Once the substance is discontinued, the body will experience the following general signs and symptoms within a few hours:
- Excessive yawning.
- Increased sweating.
- Muscles aches and pains.
- Increased agitation or anxiety.
- Mood swings.
- A runny nose and teary eyes as well as other flu-like symptoms.
- Cravings for the addictive product.
- Difficulty with getting to sleep (insomnia).
These are not life-threatening issues but they can make the affected individual very uncomfortable which is why they rather choose to continue using the addictive substance.
Certain withdrawal symptoms may also specifically occur when discontinuation the following substances:
- Depressants such as benzodiazepines and alcohol – agitation, anxiety, tremors, hallucinations, and seizures.
- Narcotics such as opioid pain medications and heroin – Bone, joint, and muscle aches, gastrointestinal issues, and increased pain sensitivity.
- Stimulants such as amphetamines and cocaine – anxiety, aggression, depression, sweating, fevers, stomach aches, and tremors.
- Bath salts – paranoia, tremors, depression, and sleeping difficulties.
The duration, intensity, and severity of withdrawal symptoms will depend on the following factors:
- The length of the addiction to the substance.
- How much of the substance is in the individual’s body when they discontinue the product.
- How many different substances are used by the individual at the same time.
- If there are any physical or mental disorders present.
- How long it takes the substance to be eliminated from the body (half-life of the product).
- Medical detoxification (detox) is a therapy used to help addicts to go through the withdrawal process with as little discomfort as possible.
- Alcohol and drug rehabilitation programs use applicable medications with appropriate dosing regimens to help reduce the duration and severity of withdrawal symptoms when the offending substance is discontinued.

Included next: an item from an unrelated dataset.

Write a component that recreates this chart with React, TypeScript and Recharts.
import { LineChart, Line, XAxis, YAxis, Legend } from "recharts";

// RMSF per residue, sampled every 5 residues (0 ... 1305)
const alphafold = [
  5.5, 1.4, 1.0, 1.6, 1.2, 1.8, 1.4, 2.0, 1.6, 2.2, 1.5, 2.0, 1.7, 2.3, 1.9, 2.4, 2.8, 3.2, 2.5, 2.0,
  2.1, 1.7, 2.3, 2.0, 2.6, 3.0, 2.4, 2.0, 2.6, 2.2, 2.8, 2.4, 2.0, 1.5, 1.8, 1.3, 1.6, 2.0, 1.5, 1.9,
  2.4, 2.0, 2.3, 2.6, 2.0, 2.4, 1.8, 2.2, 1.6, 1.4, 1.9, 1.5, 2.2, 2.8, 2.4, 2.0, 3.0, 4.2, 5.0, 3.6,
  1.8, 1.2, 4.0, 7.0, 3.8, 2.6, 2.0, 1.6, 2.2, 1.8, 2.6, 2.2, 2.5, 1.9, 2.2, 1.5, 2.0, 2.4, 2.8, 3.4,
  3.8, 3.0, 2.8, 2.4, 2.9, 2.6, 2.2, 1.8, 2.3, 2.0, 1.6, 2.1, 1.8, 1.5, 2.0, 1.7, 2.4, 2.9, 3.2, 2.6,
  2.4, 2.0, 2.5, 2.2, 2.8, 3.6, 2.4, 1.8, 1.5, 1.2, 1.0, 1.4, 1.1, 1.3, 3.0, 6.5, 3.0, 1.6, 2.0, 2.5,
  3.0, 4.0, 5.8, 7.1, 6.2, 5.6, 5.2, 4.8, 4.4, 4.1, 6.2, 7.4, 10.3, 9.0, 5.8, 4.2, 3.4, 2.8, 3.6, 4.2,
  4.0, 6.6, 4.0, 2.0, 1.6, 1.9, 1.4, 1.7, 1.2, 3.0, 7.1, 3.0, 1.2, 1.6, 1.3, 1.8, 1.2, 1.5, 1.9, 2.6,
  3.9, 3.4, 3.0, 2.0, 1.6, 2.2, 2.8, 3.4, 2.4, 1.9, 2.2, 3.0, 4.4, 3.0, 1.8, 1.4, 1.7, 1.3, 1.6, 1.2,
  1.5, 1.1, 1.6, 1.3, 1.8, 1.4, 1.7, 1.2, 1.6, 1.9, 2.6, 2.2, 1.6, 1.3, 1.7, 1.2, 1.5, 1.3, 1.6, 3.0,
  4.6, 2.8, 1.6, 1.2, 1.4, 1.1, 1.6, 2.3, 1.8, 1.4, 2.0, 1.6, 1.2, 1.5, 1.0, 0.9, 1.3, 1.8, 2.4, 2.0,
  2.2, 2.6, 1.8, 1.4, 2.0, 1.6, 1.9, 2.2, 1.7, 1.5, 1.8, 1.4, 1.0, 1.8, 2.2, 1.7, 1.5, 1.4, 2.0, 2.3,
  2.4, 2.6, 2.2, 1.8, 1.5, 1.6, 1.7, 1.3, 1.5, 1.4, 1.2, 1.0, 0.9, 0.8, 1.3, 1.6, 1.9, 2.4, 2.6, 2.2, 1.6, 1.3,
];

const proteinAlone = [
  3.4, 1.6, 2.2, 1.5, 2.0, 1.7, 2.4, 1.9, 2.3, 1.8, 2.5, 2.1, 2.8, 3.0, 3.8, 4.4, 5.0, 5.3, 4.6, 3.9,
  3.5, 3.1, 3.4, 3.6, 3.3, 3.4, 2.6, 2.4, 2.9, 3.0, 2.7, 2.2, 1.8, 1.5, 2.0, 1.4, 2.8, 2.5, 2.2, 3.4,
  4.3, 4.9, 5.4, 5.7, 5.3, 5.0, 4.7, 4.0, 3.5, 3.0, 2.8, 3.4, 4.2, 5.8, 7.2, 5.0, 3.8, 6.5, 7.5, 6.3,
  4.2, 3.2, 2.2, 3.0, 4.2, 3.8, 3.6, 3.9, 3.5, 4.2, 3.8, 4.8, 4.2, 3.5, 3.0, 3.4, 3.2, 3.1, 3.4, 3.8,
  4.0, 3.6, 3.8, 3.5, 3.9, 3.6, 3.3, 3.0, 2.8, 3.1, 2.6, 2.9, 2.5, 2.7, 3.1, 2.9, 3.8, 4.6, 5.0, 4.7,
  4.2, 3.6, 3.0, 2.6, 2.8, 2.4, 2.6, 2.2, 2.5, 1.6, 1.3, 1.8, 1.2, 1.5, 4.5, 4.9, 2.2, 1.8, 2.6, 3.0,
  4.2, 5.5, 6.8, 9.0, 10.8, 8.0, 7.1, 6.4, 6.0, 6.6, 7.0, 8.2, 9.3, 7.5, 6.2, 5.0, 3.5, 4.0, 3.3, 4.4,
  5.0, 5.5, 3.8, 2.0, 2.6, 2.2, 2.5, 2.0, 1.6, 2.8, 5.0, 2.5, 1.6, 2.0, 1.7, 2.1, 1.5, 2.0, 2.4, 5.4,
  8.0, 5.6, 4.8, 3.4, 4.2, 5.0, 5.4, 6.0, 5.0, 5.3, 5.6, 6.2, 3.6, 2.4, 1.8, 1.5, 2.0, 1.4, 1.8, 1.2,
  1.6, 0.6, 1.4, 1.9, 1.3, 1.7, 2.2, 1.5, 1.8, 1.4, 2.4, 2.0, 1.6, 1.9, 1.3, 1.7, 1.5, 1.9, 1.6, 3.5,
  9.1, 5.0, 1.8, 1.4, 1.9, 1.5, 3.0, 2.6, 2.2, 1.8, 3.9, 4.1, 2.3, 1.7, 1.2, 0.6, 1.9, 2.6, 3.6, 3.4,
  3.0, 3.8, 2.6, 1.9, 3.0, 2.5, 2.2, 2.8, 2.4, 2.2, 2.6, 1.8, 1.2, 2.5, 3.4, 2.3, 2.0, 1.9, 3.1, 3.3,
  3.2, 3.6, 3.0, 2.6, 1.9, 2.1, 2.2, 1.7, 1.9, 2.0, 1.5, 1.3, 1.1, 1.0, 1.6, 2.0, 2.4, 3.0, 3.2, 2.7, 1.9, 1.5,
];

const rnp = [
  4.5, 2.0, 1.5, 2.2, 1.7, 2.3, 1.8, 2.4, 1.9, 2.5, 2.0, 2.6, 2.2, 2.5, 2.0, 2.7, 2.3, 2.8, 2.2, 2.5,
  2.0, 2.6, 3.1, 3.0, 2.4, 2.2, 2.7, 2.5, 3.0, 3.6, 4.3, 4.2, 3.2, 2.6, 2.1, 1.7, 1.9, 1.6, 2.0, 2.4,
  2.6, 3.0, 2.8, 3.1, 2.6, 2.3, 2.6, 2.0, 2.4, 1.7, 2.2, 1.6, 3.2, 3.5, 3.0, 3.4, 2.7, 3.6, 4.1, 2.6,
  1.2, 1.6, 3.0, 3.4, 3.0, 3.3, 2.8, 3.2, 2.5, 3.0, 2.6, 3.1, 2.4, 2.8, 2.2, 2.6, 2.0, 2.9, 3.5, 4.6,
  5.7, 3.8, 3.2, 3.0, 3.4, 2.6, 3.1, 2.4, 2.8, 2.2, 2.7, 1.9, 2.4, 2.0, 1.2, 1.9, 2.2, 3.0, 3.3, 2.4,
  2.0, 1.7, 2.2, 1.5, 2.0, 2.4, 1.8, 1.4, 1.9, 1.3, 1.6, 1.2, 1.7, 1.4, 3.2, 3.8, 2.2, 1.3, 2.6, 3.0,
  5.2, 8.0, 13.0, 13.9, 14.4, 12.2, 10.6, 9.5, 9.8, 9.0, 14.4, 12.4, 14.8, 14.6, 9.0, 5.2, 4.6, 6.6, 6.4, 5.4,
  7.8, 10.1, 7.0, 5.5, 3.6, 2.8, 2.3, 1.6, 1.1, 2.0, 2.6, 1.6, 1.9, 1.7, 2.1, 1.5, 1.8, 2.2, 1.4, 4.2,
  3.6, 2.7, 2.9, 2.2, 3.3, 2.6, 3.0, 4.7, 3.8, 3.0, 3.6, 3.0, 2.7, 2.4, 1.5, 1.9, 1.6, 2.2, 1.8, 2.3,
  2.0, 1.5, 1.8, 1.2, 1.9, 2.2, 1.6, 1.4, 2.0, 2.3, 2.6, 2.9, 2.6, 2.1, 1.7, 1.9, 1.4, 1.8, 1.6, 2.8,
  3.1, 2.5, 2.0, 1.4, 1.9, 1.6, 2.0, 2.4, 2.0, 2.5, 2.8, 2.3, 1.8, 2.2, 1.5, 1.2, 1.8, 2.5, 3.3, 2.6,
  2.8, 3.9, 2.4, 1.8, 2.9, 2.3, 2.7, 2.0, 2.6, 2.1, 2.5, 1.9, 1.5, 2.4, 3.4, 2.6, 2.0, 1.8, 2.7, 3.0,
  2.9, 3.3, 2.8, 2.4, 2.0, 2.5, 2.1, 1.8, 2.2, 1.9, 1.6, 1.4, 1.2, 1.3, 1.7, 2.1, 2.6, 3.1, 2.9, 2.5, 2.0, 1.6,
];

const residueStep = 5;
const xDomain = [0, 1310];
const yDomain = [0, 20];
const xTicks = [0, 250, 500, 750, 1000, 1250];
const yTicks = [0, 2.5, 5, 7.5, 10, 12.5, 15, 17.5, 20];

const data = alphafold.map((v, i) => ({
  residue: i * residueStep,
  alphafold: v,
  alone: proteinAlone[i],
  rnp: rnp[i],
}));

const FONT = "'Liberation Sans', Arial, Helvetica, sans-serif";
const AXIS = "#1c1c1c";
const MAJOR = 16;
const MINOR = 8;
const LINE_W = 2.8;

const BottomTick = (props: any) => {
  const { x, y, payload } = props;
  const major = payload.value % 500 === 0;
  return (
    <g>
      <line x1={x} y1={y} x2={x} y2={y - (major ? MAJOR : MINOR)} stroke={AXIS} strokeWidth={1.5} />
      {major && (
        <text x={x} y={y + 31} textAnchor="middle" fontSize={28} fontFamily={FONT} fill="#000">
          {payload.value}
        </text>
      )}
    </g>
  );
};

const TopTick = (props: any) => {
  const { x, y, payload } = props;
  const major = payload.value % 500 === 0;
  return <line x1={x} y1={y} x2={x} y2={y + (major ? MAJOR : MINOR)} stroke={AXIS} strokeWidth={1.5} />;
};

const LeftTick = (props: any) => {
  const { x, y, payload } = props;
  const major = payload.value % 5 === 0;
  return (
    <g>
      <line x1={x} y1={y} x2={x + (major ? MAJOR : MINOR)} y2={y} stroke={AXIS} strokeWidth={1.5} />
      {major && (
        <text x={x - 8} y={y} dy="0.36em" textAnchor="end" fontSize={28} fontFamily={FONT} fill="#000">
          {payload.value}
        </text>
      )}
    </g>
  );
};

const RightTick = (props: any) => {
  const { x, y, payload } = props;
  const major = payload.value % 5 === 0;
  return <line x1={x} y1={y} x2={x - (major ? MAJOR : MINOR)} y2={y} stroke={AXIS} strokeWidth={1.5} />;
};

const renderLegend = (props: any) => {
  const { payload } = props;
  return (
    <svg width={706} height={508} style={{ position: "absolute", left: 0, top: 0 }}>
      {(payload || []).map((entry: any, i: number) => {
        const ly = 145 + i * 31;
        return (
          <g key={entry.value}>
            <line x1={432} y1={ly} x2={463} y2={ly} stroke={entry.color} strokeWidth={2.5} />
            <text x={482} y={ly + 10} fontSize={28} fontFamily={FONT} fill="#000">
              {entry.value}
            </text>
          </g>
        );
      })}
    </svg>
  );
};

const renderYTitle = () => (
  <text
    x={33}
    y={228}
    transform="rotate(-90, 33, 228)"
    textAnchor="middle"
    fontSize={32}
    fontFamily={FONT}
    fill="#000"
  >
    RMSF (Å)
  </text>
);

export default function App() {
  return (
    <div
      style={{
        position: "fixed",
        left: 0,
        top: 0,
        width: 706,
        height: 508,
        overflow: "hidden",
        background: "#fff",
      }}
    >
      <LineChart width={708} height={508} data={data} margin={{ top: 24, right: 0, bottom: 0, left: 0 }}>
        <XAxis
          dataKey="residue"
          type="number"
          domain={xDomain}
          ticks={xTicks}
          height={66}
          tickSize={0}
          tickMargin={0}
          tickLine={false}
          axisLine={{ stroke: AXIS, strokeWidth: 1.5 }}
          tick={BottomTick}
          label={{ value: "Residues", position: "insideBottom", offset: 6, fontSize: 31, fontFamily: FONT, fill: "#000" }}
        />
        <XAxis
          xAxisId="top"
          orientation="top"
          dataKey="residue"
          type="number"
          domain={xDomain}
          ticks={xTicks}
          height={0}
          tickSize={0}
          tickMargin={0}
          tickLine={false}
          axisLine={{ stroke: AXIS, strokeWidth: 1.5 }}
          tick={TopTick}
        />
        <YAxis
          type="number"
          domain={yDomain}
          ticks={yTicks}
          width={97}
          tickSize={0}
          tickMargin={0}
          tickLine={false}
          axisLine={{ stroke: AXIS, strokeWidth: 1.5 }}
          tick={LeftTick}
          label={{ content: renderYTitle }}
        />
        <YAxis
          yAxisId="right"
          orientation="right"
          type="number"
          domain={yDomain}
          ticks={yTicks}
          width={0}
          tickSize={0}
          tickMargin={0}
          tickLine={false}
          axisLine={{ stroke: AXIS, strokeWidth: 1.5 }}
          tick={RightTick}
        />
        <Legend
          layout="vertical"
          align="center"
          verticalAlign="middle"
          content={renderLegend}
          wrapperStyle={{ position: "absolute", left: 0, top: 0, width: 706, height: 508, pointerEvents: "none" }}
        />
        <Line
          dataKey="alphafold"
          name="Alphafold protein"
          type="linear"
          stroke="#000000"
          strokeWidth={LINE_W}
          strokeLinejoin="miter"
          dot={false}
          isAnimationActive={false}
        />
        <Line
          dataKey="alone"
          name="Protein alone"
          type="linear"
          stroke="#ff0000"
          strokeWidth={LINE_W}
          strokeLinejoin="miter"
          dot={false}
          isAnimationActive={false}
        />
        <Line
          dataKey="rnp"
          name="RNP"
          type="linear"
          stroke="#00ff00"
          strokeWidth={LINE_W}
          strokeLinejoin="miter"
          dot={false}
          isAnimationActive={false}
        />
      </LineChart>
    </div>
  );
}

- This is performed on an inpatient basis so that the patient can be monitored by healthcare personnel in order to provide the correct level of care to the patient and so that any emergency situations may be dealt with properly.
- Admission to inpatient substance rehabilitation centers is the safest way to detox, especially when co-morbid mental health disorders affect the patient. Psychological counseling and psychiatric consultations are offered to these patients to help address mental health problems.

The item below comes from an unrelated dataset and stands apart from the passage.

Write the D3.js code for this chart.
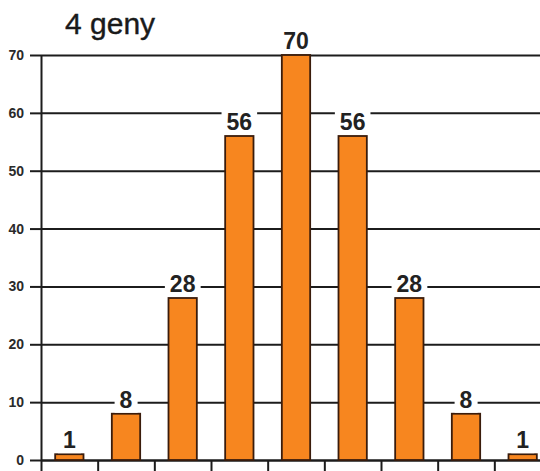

- There are various methods of medical detox including the “cold-turkey” method (meaning stopping the medication with only medical supervision), short-term medicated detox, and long-term medicated detox.
The following medications are prescribed for patients to help reduce withdrawal symptoms associated with the respective addictive substances:
- Short-acting benzodiazepines – used in those who use stimulants such as alcohol as well as in marijuana users.
- Desipramine – used in long-term stimulant users.
- Disulfiram – prescribed for users to prevent them from using alcohol. The medication causes a metabolite of alcohol to build up in the body causing moderate to severe gastrointestinal symptoms.
- Methadone or buprenorphine – used in addicts of narcotics such as heroin and opioid pain medications.